Longmont literally wants to be smarter about collecting trash and recyclables in parks and other public spaces.
On Aug. 23, the Longmont City Council approved a 5-year, $87,600 total contract with Big Belly Solar LLC for 20 “smart” garbage and recycling units to be placed in hotspot locations throughout the city.
The Massachusetts-based company, which does business as Bigbelly, bills itself as “the world’s leading waste and recycling solution for public spaces” on its website. It also operates in all 50 states and more than 60 countries around the world.
Each of the trash and recycling containers that will be placed in Longmont is approximately 4 feet tall, 270 pounds and is powered entirely by solar energy.
While Bigbelly does offer composting units, the city has decided not to rent them out either.
“Composting is something the City supports and residents can participate in through the City of Longmont Sanitations Department,” Timber Toste, Longmont parks superintendent, said in an email Thursday. “We currently do not have compost throughout the Parks and Trails system, but are looking for ways we can support it in the future.”
Bigbelly’s bins come with built-in compactors and can hold up to 33 liters of compacted waste and 150 liters of non-compacted waste – 183 liters in total – before needing to be emptied.
Because the recycling units do not have compactors, they can hold up to 50 liters of waste.

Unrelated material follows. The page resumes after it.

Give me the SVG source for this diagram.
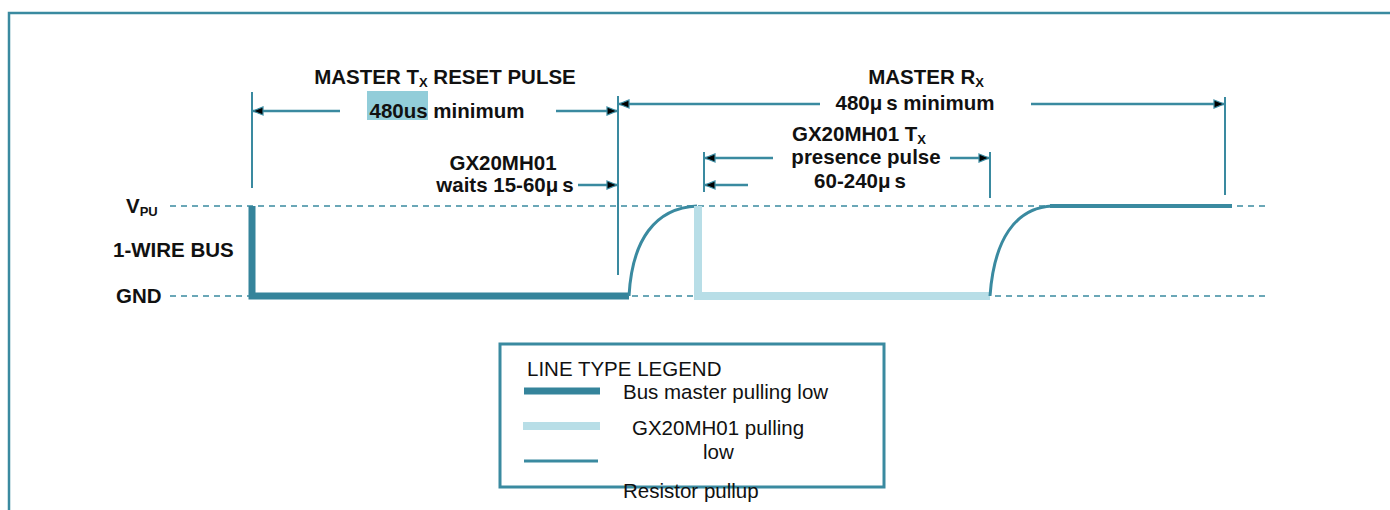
<svg xmlns="http://www.w3.org/2000/svg" width="1390" height="510" viewBox="0 0 1390 510">
<style>
.t{font-family:"Liberation Sans",Arial,sans-serif;font-weight:bold;font-size:20.5px;fill:#111}
.r{font-family:"Liberation Sans",Arial,sans-serif;font-size:20.5px;fill:#111}
.sub{font-size:13px}
.dim{stroke:#3a8aa0;stroke-width:2;fill:none}
.arr{stroke:#3a8aa0;stroke-width:2.5;fill:none;marker-end:url(#ah)}
.dash{stroke:#3a8aa0;stroke-width:1.5;stroke-dasharray:6,5;fill:none}
.master{stroke:#35849b;stroke-width:7;fill:none}
.slave{stroke:#b8dee7;stroke-width:8;fill:none}
.pull{stroke:#3a8aa0;stroke-width:3;fill:none}
</style>
<defs>
<marker id="ah" viewBox="0 0 12 10" refX="11" refY="5" markerWidth="12" markerHeight="10" markerUnits="userSpaceOnUse" orient="auto">
<path d="M1,1 L11,5 L1,9 Z" fill="#000" stroke="#3a8aa0" stroke-width="1.2"/>
</marker>
</defs>
<rect width="1390" height="510" fill="#fff"/>
<g id="frame"><path d="M9,510 V13 H1390" stroke="#3a8aa0" stroke-width="2.5" fill="none"/></g>

<g id="axis-labels">
<text class="t" x="126" y="213">V<tspan class="sub" dy="3">PU</tspan></text>
<text class="t" x="113" y="257">1-WIRE BUS</text>
<text class="t" x="116" y="303">GND</text>
</g>

<g id="rails">
<line class="dash" x1="170" y1="206" x2="1270" y2="206"/>
<line class="dash" x1="170" y1="296" x2="1270" y2="296"/>
</g>

<g id="waveform">
<path class="master" d="M252,206 V296 H629"/>
<path class="pull" d="M629,296 C632,240 655,208 697,206"/>
<path class="slave" d="M698,206 V296 H990"/>
<path class="pull" d="M990,296 C994,240 1015,208 1052,206"/>
<path d="M1050,206 H1232" stroke="#3a8aa0" stroke-width="4" fill="none"/>
</g>

<g id="connectors">
<line class="dim" x1="252" y1="92" x2="252" y2="188"/>
<line class="dim" x1="618" y1="96" x2="618" y2="275"/>
<line class="dim" x1="704" y1="152" x2="704" y2="192"/>
<line class="dim" x1="990" y1="152" x2="990" y2="198"/>
<line class="dim" x1="1225" y1="97" x2="1225" y2="195"/>
<line class="arr" x1="340" y1="111" x2="253" y2="111"/>
<line class="arr" x1="556" y1="111" x2="617" y2="111"/>
<line class="arr" x1="578" y1="185" x2="617" y2="185"/>
<line class="arr" x1="820" y1="104" x2="619" y2="104"/>
<line class="arr" x1="1031" y1="104" x2="1224" y2="104"/>
<line class="arr" x1="773" y1="158" x2="705" y2="158"/>
<line class="arr" x1="748" y1="185" x2="705" y2="185"/>
<line class="arr" x1="950" y1="158" x2="989" y2="158"/>
</g>

<g id="label-reset">
<text class="t" x="445" y="84" text-anchor="middle">MASTER T<tspan class="sub" dy="3">X</tspan><tspan dy="-3"> RESET PULSE</tspan></text>
<rect x="367" y="91" width="61" height="29" fill="#92cdd9"/>
<text class="t" x="447" y="118" text-anchor="middle">480us minimum</text>
</g>

<g id="label-wait">
<text class="t" x="503" y="170" text-anchor="middle">GX20MH01</text>
<text class="t" x="505" y="192" text-anchor="middle">waits 15-60μ<tspan dx="4">s</tspan></text>
</g>

<g id="label-rx">
<text class="t" x="926" y="84" text-anchor="middle">MASTER R<tspan class="sub" dy="3">X</tspan></text>
<text class="t" x="915" y="110" text-anchor="middle">480μ<tspan dx="4">s minimum</tspan></text>
</g>

<g id="label-presence">
<text class="t" x="859" y="141" text-anchor="middle">GX20MH01 T<tspan class="sub" dy="3">X</tspan></text>
<text class="t" x="866" y="164" text-anchor="middle">presence pulse</text>
<text class="t" x="860" y="188" text-anchor="middle">60-240μ<tspan dx="4">s</tspan></text>
</g>

<g id="legend">
<rect x="500" y="344" width="384" height="143" fill="none" stroke="#3a8aa0" stroke-width="3"/>
<text class="r" x="527" y="376">LINE TYPE LEGEND</text>
<line x1="524" y1="391" x2="600" y2="391" stroke="#35849b" stroke-width="7"/>
<text class="r" x="623" y="399">Bus master pulling low</text>
<line x1="523" y1="426" x2="600" y2="426" stroke="#b8dee7" stroke-width="8"/>
<text class="r" x="632" y="435">GX20MH01 pulling</text>
<text class="r" x="703" y="459">low</text>
<line x1="524" y1="461" x2="598" y2="461" stroke="#3a8aa0" stroke-width="3"/>
<text class="r" x="623" y="498">Resistor pullup</text>
</g>
</svg>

All of the units come with sensors that transmit their capacity levels to a web-based app that city employees can monitor.
“This will allow us to do more targeted collection,” Toste said in a separate interview. “At the moment, what field technicians have to do is to … drive to different places to check if the cans (are) full and then empty (them) if necessary.”
The city expects to receive all 20 of its new smart trash and recycling containers by December and will install them at Dawson Park, the Civic Center, Quail Campus Recreation Center, Collyer Park, Flanders Park and other locations.
Toste said the city will likely keep the garbage and recycling units next to each other as opposed to in separate areas.
“We’ll probably keep them together just because we’re really trying to promote recycling,” Toste said. “The recycling cans that we currently have in the parks, we get a lot of cross-contamination in them.”
In 2020, the parks operations department experienced a 56% increase in litter collection throughout the city’s parks, trails and greenways, according to a memo from Council.
“Park Operations must find a way to offset the increase in sanitation collection and the inability to hire staff or contractors,” the memo said.
The city looked at similar garbage and recycling technology about 10 years ago, but ultimately decided against it.
Since then, Toste said the containers have become more user-friendly and fixtures in various communities across the country.
Following the 5-year lease, the city will decide whether or not to continue with the cans on a more permanent basis.